Given task: Please retype the records below exactly, from the first line through the line containing "var yTicks = [0,1,2,3,4,5,6,7,8];", and leave out any pictures.

Record extracts:
================================

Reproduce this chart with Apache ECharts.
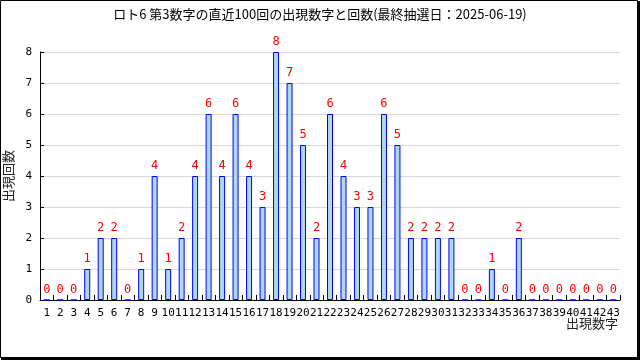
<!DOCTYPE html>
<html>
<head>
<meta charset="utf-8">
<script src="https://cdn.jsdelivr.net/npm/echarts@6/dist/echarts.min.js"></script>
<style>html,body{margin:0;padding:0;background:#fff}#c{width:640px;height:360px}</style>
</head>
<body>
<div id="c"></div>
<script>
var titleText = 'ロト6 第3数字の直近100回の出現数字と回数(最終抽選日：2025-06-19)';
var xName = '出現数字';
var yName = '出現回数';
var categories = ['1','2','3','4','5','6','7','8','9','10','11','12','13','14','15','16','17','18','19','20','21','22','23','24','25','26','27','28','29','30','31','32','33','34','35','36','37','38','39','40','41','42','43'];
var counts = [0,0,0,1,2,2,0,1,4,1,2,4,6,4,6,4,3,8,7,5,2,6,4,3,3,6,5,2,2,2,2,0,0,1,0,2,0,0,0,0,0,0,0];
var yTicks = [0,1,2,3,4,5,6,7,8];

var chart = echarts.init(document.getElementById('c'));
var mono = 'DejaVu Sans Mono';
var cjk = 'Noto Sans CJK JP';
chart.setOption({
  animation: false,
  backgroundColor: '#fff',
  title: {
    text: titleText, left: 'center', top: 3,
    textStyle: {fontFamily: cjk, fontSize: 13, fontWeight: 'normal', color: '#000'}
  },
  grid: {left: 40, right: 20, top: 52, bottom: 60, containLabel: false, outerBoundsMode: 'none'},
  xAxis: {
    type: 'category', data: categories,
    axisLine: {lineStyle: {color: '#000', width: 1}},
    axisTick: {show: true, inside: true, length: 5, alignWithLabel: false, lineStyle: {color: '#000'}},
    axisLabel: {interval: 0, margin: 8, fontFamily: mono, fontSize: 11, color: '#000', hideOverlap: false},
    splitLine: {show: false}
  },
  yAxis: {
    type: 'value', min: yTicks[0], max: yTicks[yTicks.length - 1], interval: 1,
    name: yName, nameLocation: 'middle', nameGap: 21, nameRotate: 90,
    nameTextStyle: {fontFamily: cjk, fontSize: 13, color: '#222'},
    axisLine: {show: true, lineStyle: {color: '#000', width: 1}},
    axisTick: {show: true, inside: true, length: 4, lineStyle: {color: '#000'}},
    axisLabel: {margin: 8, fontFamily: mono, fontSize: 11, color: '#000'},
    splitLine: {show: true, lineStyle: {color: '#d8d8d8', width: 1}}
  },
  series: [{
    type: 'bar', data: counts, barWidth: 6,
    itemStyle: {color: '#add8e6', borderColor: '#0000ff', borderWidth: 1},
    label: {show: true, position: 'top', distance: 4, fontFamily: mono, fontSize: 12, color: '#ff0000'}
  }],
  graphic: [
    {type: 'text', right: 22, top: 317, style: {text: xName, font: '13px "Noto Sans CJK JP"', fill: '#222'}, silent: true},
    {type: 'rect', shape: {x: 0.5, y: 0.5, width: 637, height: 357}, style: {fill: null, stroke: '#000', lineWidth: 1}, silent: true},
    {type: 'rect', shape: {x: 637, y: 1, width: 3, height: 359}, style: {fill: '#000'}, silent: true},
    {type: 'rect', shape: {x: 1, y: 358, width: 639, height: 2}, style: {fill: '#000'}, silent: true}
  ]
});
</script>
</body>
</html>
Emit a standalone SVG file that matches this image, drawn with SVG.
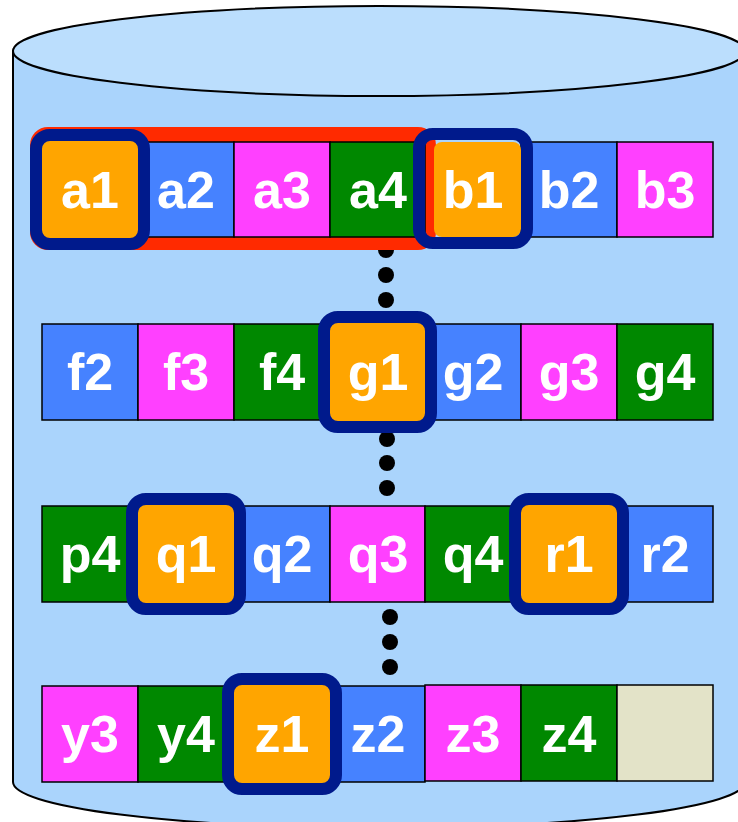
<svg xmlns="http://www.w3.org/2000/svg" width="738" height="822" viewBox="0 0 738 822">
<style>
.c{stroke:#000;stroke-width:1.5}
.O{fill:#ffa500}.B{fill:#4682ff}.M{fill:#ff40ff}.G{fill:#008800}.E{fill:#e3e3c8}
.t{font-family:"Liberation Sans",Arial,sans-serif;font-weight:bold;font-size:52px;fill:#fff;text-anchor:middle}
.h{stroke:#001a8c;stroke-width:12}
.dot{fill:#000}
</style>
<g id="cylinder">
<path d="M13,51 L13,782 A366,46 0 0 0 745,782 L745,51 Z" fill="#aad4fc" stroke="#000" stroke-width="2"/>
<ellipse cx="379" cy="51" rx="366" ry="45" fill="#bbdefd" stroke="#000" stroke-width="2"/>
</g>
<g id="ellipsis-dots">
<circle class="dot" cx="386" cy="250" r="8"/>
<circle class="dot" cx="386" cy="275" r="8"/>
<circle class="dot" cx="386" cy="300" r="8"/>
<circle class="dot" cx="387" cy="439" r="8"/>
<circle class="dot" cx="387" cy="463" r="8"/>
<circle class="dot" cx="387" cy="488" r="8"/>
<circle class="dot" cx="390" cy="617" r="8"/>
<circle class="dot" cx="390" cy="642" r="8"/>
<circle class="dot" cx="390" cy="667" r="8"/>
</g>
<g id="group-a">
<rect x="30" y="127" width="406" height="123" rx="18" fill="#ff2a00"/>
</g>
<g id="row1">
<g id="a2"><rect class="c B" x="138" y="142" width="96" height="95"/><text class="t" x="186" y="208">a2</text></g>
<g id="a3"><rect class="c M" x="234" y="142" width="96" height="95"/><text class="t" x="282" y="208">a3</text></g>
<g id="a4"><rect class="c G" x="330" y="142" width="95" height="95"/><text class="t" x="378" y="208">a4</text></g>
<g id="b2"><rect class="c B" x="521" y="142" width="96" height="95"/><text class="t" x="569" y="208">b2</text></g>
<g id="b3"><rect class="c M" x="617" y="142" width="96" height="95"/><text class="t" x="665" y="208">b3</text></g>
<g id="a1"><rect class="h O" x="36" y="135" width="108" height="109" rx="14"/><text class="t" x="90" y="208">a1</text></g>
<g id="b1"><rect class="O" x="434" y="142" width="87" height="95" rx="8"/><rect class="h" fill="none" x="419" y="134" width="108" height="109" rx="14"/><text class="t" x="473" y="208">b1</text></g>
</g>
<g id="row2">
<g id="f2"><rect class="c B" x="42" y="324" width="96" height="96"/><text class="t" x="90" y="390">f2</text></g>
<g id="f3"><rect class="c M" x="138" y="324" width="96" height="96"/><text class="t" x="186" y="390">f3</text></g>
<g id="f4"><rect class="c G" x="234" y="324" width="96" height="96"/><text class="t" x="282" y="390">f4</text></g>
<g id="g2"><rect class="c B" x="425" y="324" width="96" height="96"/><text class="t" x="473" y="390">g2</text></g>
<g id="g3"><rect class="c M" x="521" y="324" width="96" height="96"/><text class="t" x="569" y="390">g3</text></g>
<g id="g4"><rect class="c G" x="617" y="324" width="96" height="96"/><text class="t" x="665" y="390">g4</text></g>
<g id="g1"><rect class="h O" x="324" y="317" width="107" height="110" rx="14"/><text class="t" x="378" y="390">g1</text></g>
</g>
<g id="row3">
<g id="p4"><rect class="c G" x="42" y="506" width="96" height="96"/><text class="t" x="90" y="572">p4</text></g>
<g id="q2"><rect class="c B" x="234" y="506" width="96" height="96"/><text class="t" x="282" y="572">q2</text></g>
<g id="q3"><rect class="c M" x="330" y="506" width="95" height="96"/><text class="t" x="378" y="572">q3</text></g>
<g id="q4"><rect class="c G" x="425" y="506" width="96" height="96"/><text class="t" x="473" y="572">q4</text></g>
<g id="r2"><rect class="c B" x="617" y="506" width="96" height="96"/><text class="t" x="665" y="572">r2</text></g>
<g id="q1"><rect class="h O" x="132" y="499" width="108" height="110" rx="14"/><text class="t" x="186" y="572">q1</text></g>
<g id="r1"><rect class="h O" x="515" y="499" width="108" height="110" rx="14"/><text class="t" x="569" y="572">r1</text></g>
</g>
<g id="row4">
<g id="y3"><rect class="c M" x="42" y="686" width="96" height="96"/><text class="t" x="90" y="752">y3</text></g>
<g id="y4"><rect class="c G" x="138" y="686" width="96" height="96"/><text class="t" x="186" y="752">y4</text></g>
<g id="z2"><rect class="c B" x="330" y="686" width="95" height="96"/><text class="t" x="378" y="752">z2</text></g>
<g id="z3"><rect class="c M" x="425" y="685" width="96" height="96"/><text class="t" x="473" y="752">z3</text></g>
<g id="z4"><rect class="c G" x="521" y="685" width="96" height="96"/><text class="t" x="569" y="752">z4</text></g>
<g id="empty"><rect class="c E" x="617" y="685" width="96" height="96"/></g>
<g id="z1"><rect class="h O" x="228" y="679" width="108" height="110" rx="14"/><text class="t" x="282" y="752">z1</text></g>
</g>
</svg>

================================

Correct answer:
Reproduce this chart with Apache ECharts.
<!DOCTYPE html>
<html>
<head>
<meta charset="utf-8">
<script src="https://cdn.jsdelivr.net/npm/echarts@6/dist/echarts.min.js"></script>
<style>html,body{margin:0;padding:0;background:#fff}#c{width:640px;height:360px}</style>
</head>
<body>
<div id="c"></div>
<script>
var titleText = 'ロト6 第3数字の直近100回の出現数字と回数(最終抽選日：2025-06-19)';
var xName = '出現数字';
var yName = '出現回数';
var categories = ['1','2','3','4','5','6','7','8','9','10','11','12','13','14','15','16','17','18','19','20','21','22','23','24','25','26','27','28','29','30','31','32','33','34','35','36','37','38','39','40','41','42','43'];
var counts = [0,0,0,1,2,2,0,1,4,1,2,4,6,4,6,4,3,8,7,5,2,6,4,3,3,6,5,2,2,2,2,0,0,1,0,2,0,0,0,0,0,0,0];
var yTicks = [0,1,2,3,4,5,6,7,8];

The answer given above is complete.